Canada as a Fair and Enlightened Society
Canada enjoys a reputation as a special place - a place where human rights and dignity are guaranteed, where the rules of liberal democracy are respected, where diversity among peoples is celebrated. But this reputation represents, at best, a half-truth.
A careful reading of history shows that Canada was founded on a series of bargains with Aboriginal peoples - bargains this country has never fully honoured. Treaties between Aboriginal and non-Aboriginal governments were agreements to share the land. They were replaced by policies intended to
...remove Aboriginal people from their homelands.
...suppress Aboriginal nations and their governments.
...undermine Aboriginal cultures.
...stifle Aboriginal identity.
http://epe.lac-bac.gc.ca/100/200/301/inac-ainc/highlights_report_royal-e/lk_e.html
I’ve excerpted from the URL provided as an introduction to help in understanding how different and yet in some instances how similar Canadian government “Treaties” with the aboriginal peoples of Canada is to U.N. resolution 181.
“On 29 November 1947 the United Nations Partition Plan for Palestine or United Nations General Assembly Resolution 181, a plan to resolve Arab-Israeli conflict in the British Mandate of Palestine, was approved by the United Nations General Assembly, at the UN World Headquarters in New York. The plan partitioned the territory of Western Palestine into Jewish and Arab states, with the Greater Jerusalem area. Encompassing Bethlehem, coming under international control. The failure of the British government and the United Nations to implement this plan and its rejection by first the Palestinian Arabs then Israel resulted in various wars, starting with the 1948 Arab-Israeli War.”
When I asked the question regarding how Canadians would feel if the United Nations waltzed in and declared some part of Canada a homeland for someone else, the response from Colpy was that we did that with the natives in Canada, or as he referred to them a “special interest group”.
How one can equate the parceling of land by the British government under the BNA and a written (although never completely honored) agreement to protect the interests of the aboriginal people of this country…thereby “granting” land to native inhabitants who lived here long before Europeans arrived….with carving up Palestine to appease the Israeli people takes a very special kind of rose colored glasses.

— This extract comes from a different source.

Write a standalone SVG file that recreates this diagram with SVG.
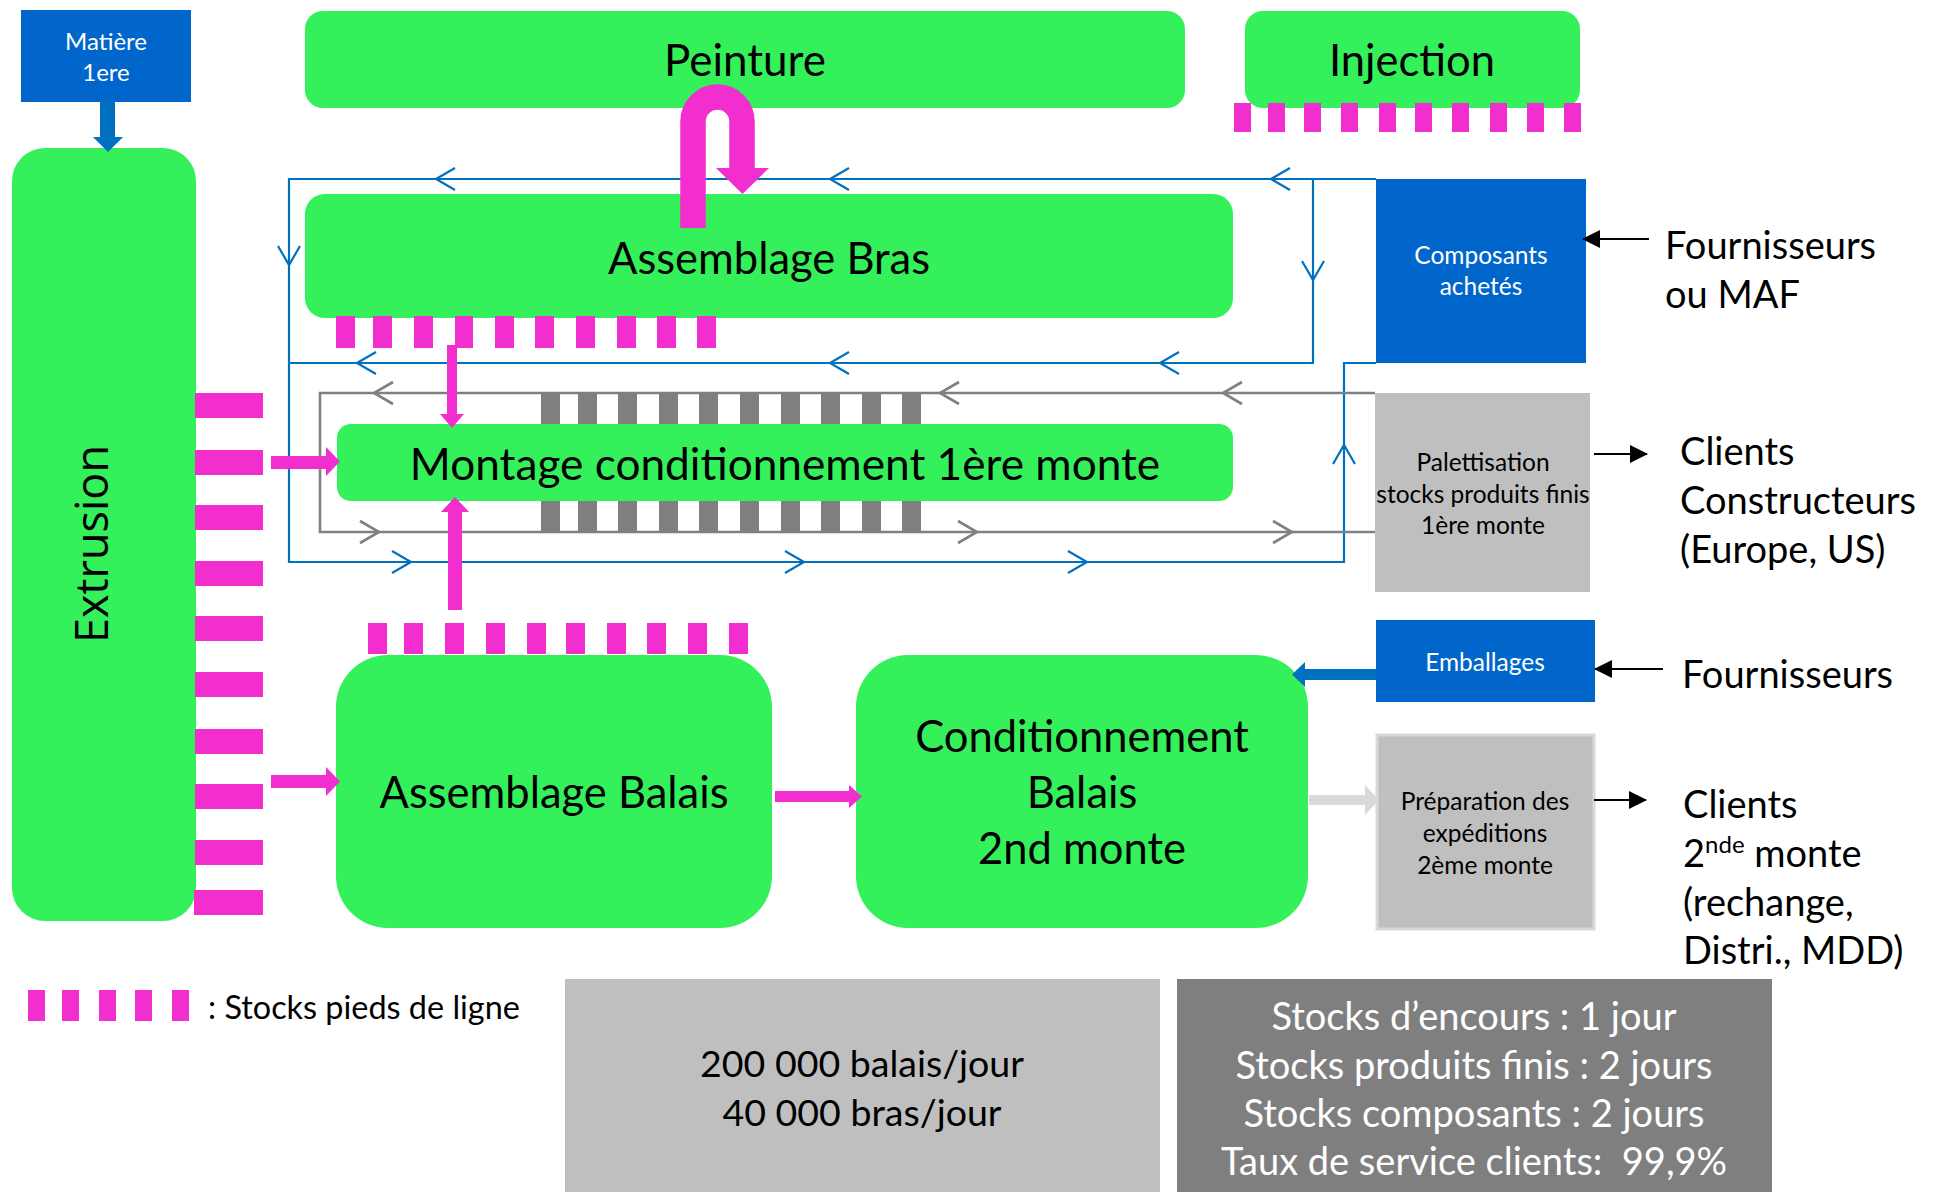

Similarities are of course that the Canadian government has a history of ignoring breaking and denying these treaties with native Canadians and Israel ignored the geographical limits imposed by the British expanding Israeli holdings well beyond what had been declared and completely disenfranchising the Palestinian people who remained in the area.
Colpy says “Well shure we’d have no problem if the UN came in here and took half of Canada, and gave it to Jamacia or Nigeria or anyone else cause after all we done gived them Indians some of our land (those special interest groups)…”
This is what passes for considered opinion and balanced assessment in the mind of at least one contributor and I’d hazard to say a great many more.
“On November 29, the UN General Assembly voted 33 to 13 with 10 abstentions in favor of the Partition Plan, while making some adjustments to the boundaries between the two states proposed by it. The division was to take effect on the date of British withdrawal.”
“The Arab leadership (in and out of Palestine) opposed the plan, arguing that it violated the rights of the majority of the people in Palestine, which at the time was 67% non-Jewish (1,237,000) and 33% Jewish (608,000). Arab leaders also argued a large number of Arabs would be trapped in the Jewish State as a minority. While some Arab leaders opposed the right of the Jews for self-determination in the region, others criticised the amount and quality of land given to Israel.”
In essence, regardless of the fact recognized by both Jewish and Arab leaders that this partitioning could only lead to conflict, Britain pursued its course of action and the world has had to live with the results since the inception of the state of Israel.
That there have been decades of conflict as the result of this action by the UN and the behaviour of an Israel with the United States in its back pocket so to speak, should surprise no one.
It also isn’t much of a surprise if you’d care to look up which nations opposed resolution 181 and use that as an overlay on the current geopolitical maelstrom.
Canadians are blaming the victims for standing up for themselves and choosing to embrace the same red-neck right-wing “might-is-right” position as the neocons of the current American administration.
There is of course no reasoning with these folk; they are generally dyed-in-the-wool “believers” who have elected to ignore the injustices and illegalities that have on various occasions threatened to bring much wider violence to the world.
Their language begins with … “Oh yer one of them lefties who think….” And any opinion whether substantiated with fact or not, that challenges their view is robustly denigrated and dismissed.
One can’t really expect to have a discussion with people who are entrenched in protecting a “status quo” that is both ill informed and prejudiced from the onset.
I’m through attempting to speak to these folk and would simply like to thank them for pointing out why so many people of this planet suffer while those who could do something to change that situation choose not to.